Speaking during the report stage of the Housing and Planning Bill she said capping housing benefit for single people under 35 to the Shared Accommodation Rate would make it even more difficult for young people to buy a home.
She said: “Around 1,800 of Stockport Homes’ current tenants are under 35 and are receiving some level of Housing Benefit. The changes would mean that both the social housing and private rented sectors would become increasingly unaffordable and young people will be at increased risk of homelessness at a time when homeless acceptances have risen nationally by 36 per cent since 2009 and 15 per cent in Stockport over the last year.”
Ms Coffey argued that because care leavers are often vulnerable people with complex needs that can last a lifetime, they should be excluded from the shared Accommodation Housing benefit cap beyond the age of 22, the current proposed exemption age.
The Housing Bill proposes “Pay to Stay” market rents for people earning a combined household income of £30,000. Ms Coffey said that because the cost of private renting varies greatly from area to area the Pay to Stay market rents should take account of the average income of couples and private sector rents in each area so that there are no disincentives to work.
Ms Coffey said: “The £30,000 threshold is too low.

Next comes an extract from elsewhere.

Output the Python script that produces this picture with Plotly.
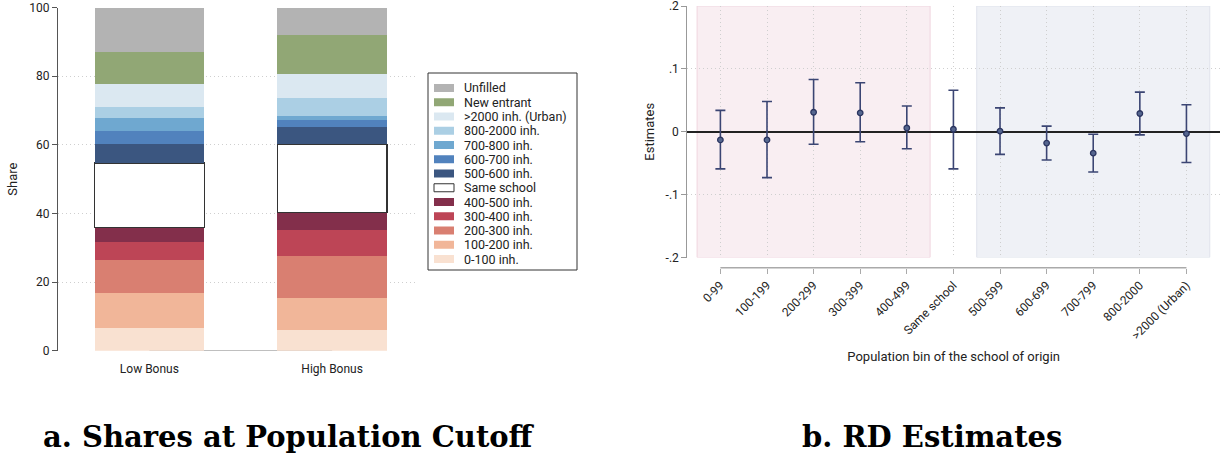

A couple, both working full time at the average Stockport wage of £19,083 would have to pay a significantly higher rent than their neighbours. The rents in private rented properties in Stockport are twice those of the Stockport Homes average rent of £74.60 a week.”
“So clearly moving to the private sector would not be an option but also paying a higher rent may also be unaffordable. Therefore one way out would be to earn less money to ensure they do not meet the threshold by cutting the hours they work or even leaving a job altogether.
“Clearly it cannot be right that this would have the impact of being a disincentive for people to work the maximum amount of hours that they could. This is counter to everything the government espouses.”
She said the Bill would lead to a huge loss of affordable homes to rent and buy, which will intensify the spiral of ever higher housing costs.